Without Wilbekin, the Gators turned to senior shooting guard Kenny Boynton to play the point. He finished with six points, making a pair of 3-pointers, but had more turnovers (4) than assists (3). Donovan, though, didn’t put all those turnovers in Boynton’s lap.

“I think Kenny did a good job,” Donovan said. “I think the execution, the screening, the timing on things sort of put him at times in bad situations. Some of those turnovers were not his fault.”

The UF staff went into the game wanting to see a commitment to defense and rebounding and had to be happy with Georgetown hitting just 10 of 28 shots (35.7 percent) and winning on the boards 16-14. Forward Otto Porter led the Hoyas with seven points.

There probably were some halftime adjustments and coaching points made by Donovan at the break, but the Gators didn’t get a chance to implement them.

All they got to was 15 minutes worth of warm-ups.
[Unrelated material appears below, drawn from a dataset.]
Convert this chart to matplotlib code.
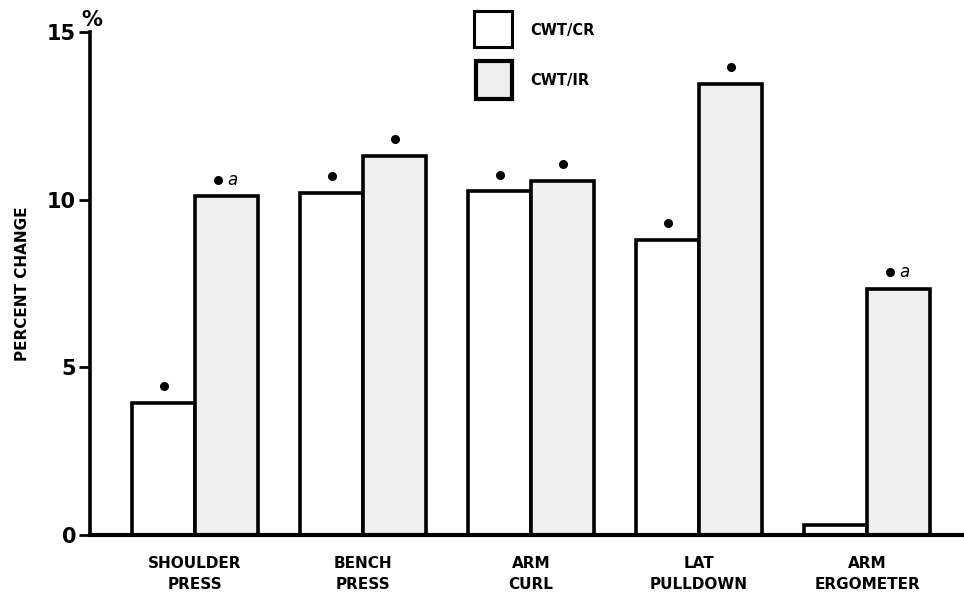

Then came the call, courtesy of both coaches, the officials and the city of Jacksonville.

“It was the right decision, no question,” center and Jacksonville native Patric Young said. “We were all trying to help wipe it down, but what’s that saying? We were just chasing our tails.”

Now the season opener becomes Sunday’s 3:30 game against Alabama State at the O’Connell Center.

This one will just be a special memory. A glorious 20-minute scrimmage those fortunate enough to have seen will never forget.